District schools suffer from overcrowded classrooms, a lack of textbooks, lab equipment and library books and "miserable" physical conditions, according to a survey released yesterday of 98 of the city's 200 schools and adult education centers.
The survey was organized by Parents United for the D.C. Public Schools, a parent lobbying group, in its efforts to influence tomorrow night's school budget hearings before the D.C. City Council.
"The buildings are in terrible, terrible repair," said Delabian Rice-Thurston, Parents United director. The report found that about four out of every five buildings have roofs that have leaked for at least four years.
"We have students from run-down neighborhoods attending run-down schools," Rice-Thurston said. "It certainly affects education -- what a place looks like to a student tells them what their value is."
Neither school officials nor Department of Public Works officials could be reached for comment yesterday. The city's Public Works Department hires contractors for major school projects.
Shoddy work and mismanagement of school maintenance projects prompted Mayor Marion Barry last week to appoint a task force on school repairs. Earlier this month, the D.C. Board of Education formally protested the Public Works Department's handling of school repair and construction projects.

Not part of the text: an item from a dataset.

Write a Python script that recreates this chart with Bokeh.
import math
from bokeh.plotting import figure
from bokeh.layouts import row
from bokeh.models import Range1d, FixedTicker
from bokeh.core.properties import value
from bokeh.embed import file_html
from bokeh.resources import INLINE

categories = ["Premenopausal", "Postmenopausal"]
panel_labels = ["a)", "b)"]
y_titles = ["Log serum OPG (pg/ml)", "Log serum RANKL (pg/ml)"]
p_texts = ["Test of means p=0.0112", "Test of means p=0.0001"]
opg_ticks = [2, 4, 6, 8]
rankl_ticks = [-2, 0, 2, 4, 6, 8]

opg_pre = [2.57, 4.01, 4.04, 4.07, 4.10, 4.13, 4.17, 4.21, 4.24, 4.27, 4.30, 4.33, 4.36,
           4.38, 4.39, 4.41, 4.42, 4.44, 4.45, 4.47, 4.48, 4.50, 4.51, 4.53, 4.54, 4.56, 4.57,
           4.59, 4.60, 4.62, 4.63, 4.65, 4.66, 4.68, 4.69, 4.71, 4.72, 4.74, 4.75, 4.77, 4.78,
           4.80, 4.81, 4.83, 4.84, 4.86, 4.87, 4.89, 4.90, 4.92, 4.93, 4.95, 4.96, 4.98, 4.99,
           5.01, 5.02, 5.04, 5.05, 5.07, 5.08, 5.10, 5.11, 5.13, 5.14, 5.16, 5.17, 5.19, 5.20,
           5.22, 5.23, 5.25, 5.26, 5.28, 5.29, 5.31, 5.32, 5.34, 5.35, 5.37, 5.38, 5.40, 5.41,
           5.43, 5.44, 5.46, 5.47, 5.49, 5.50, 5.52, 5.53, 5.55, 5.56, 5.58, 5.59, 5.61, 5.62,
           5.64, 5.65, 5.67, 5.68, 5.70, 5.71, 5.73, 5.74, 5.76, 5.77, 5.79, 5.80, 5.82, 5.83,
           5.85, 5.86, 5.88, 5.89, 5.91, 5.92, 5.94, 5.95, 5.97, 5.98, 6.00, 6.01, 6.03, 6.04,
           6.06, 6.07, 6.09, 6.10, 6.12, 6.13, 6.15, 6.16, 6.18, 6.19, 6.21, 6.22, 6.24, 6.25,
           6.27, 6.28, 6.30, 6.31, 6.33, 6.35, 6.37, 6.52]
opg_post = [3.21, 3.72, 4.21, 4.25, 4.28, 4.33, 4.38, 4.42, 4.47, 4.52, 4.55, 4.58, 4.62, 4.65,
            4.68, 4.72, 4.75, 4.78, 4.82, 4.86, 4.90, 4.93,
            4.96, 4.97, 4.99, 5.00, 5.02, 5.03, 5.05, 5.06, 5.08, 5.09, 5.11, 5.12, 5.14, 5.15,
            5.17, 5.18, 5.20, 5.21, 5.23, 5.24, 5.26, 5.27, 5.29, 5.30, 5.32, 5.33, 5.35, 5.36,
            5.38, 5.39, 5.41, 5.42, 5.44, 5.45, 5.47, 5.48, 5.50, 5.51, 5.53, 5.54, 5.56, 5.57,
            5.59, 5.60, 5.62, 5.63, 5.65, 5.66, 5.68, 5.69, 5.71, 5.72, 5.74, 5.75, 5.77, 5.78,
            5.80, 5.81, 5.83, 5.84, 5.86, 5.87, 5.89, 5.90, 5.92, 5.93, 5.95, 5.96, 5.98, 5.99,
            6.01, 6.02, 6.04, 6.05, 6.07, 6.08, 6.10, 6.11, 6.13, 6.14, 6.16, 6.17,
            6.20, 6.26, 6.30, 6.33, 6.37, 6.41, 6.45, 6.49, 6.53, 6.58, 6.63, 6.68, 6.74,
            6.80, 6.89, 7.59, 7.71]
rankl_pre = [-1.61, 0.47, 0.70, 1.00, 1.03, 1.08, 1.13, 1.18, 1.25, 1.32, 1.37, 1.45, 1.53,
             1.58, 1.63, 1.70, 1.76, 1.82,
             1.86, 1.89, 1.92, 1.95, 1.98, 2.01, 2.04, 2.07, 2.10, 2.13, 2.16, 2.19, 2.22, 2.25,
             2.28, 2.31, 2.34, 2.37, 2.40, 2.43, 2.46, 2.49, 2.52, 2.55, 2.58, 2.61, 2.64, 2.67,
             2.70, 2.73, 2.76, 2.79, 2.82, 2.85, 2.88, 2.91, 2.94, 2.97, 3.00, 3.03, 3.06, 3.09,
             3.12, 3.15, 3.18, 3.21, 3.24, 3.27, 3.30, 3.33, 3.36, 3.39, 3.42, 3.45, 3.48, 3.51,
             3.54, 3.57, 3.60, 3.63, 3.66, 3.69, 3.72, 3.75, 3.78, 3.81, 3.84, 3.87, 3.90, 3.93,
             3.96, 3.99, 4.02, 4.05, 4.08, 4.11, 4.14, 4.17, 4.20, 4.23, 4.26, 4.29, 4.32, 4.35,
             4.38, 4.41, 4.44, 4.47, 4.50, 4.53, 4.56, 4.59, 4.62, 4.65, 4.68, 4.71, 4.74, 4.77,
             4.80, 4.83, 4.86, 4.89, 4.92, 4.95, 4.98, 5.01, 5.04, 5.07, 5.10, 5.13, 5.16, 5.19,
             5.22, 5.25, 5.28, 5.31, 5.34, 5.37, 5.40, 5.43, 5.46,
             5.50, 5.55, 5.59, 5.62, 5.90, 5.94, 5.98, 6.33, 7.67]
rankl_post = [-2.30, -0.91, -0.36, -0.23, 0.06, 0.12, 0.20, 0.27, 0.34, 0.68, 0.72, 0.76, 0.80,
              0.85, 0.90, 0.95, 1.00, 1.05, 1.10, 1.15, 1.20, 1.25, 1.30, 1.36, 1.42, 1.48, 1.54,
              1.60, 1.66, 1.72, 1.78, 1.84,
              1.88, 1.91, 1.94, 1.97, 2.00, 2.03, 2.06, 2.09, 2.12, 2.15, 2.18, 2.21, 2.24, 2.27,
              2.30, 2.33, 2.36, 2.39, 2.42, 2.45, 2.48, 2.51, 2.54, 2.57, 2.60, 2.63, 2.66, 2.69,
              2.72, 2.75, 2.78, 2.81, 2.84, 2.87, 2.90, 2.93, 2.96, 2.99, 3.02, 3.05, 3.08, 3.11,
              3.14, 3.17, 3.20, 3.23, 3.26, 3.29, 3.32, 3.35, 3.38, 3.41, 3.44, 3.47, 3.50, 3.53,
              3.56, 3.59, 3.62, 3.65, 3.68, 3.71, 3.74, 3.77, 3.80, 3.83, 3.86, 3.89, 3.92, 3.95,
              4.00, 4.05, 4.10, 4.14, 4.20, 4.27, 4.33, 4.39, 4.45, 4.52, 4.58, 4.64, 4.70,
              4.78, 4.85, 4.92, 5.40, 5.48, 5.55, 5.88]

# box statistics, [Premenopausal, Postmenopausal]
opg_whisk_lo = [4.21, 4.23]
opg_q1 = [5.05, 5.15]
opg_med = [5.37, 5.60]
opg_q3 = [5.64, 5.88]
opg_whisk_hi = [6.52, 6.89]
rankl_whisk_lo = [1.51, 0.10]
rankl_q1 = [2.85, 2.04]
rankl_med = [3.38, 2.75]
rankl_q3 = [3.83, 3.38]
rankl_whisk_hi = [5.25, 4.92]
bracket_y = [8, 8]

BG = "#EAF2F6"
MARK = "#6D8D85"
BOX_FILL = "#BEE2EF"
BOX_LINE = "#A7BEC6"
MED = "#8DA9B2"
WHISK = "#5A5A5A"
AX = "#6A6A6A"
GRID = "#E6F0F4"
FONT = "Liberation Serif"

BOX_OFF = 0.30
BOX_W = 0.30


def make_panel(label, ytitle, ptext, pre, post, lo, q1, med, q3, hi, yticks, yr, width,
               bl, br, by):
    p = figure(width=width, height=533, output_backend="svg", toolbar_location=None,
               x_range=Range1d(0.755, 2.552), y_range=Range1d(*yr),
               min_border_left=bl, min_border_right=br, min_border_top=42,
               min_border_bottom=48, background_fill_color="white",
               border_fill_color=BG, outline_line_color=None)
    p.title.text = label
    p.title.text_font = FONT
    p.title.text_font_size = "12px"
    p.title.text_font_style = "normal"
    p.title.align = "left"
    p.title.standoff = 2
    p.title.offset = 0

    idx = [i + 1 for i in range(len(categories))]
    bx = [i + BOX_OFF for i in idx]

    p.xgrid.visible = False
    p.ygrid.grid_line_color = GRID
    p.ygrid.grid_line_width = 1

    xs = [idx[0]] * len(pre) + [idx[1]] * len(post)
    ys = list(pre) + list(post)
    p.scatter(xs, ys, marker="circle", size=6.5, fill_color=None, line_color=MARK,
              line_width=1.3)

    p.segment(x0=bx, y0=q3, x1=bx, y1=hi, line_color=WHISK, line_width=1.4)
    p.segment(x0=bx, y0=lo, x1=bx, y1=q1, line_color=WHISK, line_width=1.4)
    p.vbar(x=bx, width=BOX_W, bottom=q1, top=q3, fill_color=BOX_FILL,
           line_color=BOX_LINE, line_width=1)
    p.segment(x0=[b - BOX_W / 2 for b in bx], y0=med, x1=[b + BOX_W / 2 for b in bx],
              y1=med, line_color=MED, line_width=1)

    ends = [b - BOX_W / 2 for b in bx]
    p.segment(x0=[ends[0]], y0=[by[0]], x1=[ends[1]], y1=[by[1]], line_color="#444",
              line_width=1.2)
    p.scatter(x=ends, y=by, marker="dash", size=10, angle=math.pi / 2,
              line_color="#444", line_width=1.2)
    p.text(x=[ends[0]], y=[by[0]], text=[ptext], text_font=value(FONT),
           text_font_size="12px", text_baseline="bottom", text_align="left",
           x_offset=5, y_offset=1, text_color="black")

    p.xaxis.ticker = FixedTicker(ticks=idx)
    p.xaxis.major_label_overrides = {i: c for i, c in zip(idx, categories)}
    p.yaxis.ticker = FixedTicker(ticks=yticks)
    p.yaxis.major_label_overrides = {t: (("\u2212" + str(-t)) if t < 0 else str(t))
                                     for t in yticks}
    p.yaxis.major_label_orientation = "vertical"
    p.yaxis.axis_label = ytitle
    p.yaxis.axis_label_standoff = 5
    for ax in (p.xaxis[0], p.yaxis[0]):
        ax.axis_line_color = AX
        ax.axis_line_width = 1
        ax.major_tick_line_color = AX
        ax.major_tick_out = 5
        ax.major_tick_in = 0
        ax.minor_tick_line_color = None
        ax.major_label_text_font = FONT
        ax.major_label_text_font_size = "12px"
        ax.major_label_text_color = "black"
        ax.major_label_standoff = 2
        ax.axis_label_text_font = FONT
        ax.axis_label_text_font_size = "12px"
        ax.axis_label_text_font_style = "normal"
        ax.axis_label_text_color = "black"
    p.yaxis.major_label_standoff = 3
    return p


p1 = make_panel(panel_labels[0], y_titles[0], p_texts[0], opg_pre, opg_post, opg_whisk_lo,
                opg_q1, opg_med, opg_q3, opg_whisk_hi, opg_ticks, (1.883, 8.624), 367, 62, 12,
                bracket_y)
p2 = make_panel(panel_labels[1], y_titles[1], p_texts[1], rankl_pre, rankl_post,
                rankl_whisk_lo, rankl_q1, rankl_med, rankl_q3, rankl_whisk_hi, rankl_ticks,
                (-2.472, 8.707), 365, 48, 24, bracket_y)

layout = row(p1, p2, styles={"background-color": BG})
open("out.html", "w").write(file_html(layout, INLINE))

Parents United said the mayor's $380 million request for the schools is $16 million less than is needed to end textbook sharing and major structural problems such as leaky roofs, warped windows and inadequate playground equipment.
The survey, which was sent to principals and student leaders with the cooperation of the superintendent's office, found that 78 of the 98 schools responding had roof leaks, falling plaster and floors in need of repair. An additional 66 schools had outside doors that opened and closed improperly, including some with malfunctioning panic bars.
In 36 schools, students had to share textbooks and in 42 schools, there was a significant shortage of instruction materials. About 50 elementary schools do not have adequate equipment in good repair.
During a tour of Coolidge High School yesterday, "we were stunned to see such huge holes in the plaster of the roof that the home ec section could be awash in a rainstorm," Rice-Thurston said.
The home economics teacher has tried without success for eight years to get the ceiling repaired. She used to keep a 30-gallon plastic drum under the hole, Rice-Thurston said, but during the Thanksgiving vacation heavy rains caused the drum to overflow. The ceiling was recently patched.
Mary Levy, an attorney and volunteer for Parents United, said that because District school officials invested heavily in computers, this is one area where District schools have parity with the suburbs.
The parent group had planned to hold a rally on the steps of the District Building before the budget hearing, but was denied permission by the mayor's office. "We were told this would set a precedent and the steps had to stay clear for use as an emergency exit," Rice-Thurston said.